Thai Cashew Chicken
35 minutestotal time
3 tablespoons soy sauce, divided
2 tablespoons all-purpose flour
Kosher salt and ground black pepper
1½ pounds boneless, skinless chicken thighs, trimmed and cut into ¾- to 1-inch pieces
1½ tablespoons Thai chili paste (see headnote)
1½ tablespoons white sugar
1 tablespoon oyster sauce
5 tablespoons grapeseed or other neutral oil, divided
1 cup roasted cashews
6 dried árbol chilies (optional)
6 medium garlic cloves, minced
¾-1¼ teaspoons red pepper flakes
1 medium red onion, cut into 1-inch pieces
1 bunch scallions, cut into 1-inch lengths
In a medium bowl, combine 1 tablespoon of the soy sauce, the flour, 2 tablespoons water, ¼ teaspoon salt and 1 teaspoon black pepper; whisk until smooth. Add the chicken and toss to coat; set aside.
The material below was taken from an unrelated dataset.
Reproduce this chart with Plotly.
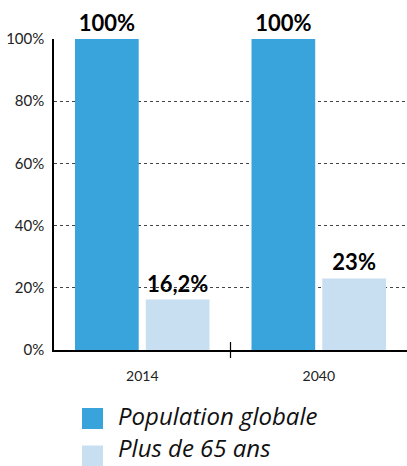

In a small bowl, combine the remaining 2 tablespoons soy sauce, chili paste, sugar, oyster sauce and 3 tablespoons water, then whisk until the sugar dissolves; set the sauce aside.
In a 12- to 14-inch wok or 12-inch skillet over medium-high, heat 1 tablespoon of the oil until shimmering. Add the cashews and árbol chilies (if using); cook, stirring, until the nuts are fragrant and browned, 1 to 2 minutes. Transfer to a small bowl and set aside. Wipe out the pan.
Set the pan over high and heat 1 tablespoon of the remaining oil until barely smoking, swirling to coat. Add half of the chicken mixture; cook, stirring intermittently and scraping up any browned bits, until well browned, 2 to 3 minutes, then transfer to another medium bowl. Using 1 tablespoon of the remaining oil, cook the remaining chicken mixture in the same way and transfer to the bowl with the first batch.
Return the pan to medium-high and add the remaining 2 tablespoons oil, garlic and pepper flakes; cook, stirring, until the garlic is golden brown, about 30 seconds. Add the onion and cook, stirring and scraping, until just beginning to brown, 1 to 2 minutes. Stir in the chicken and accumulated juices, then pour the sauce mixture down the sides of the pan. Cook, stirring and scraping, until the sauce thickens slightly and lightly coats the chicken and onion, 1 to 2 minutes. Stir in the scallions and cashews with árbol chilies (if used); cook, stirring, until the scallions are just wilted, about 30 seconds. Remove from the heat. Taste and season with salt and black pepper.
The Thai stir-fried cashew chicken, or gai pad med mamuang himmaphan, that home cook and food blogger Rawadee Yenchujit taught us in her Bangkok kitchen was a revelation. Deliciously filled with contrasting tastes and textures and with balanced savoriness, sweetness and spice plus loads of umami, it bore little resemblance to the goopy, sugary dish Thai restaurants tend to serve in the U.S. We opted to skip shallow-frying the chicken as we were taught in Bangkok, and instead stir-fry it in batches, which requires a fraction of the oil. We also chose to include onion and scallions as the only vegetables, allowing the chicken and cashews to be front and center. We tried to do without Thai chili paste, or chili “jam”—nam prik pao, in Thai—but we discovered it’s an important element in the stir-fry. The mixture is thick, dark red and rather oily. Made by blending fried shallots, garlic, dried chilies, shrimp paste, tamarind and other ingredients, the paste is intensely and inimitably flavorful. Thai Kitchen roasted chili paste is sold in small jars in the international aisle of most supermarkets. Whole árbol chilies bring spiciness and aroma that supplements the red pepper flakes, but they’re optional, so feel free to leave them out. Steamed jasmine rice is the perfect accompaniment.
Don’t skip the step of stir-frying the cashews. The cashews may already be roasted, but toasting them browns them a bit more to really bring out their sweet nuttiness. When cooking the chicken, don’t stir too often—every 30 to 45 seconds is good—so the pieces take on good browning, which adds depth of flavor. But as you stir-fry, be sure to scrape up the flavorful browned bits that form on the bottom of the wok.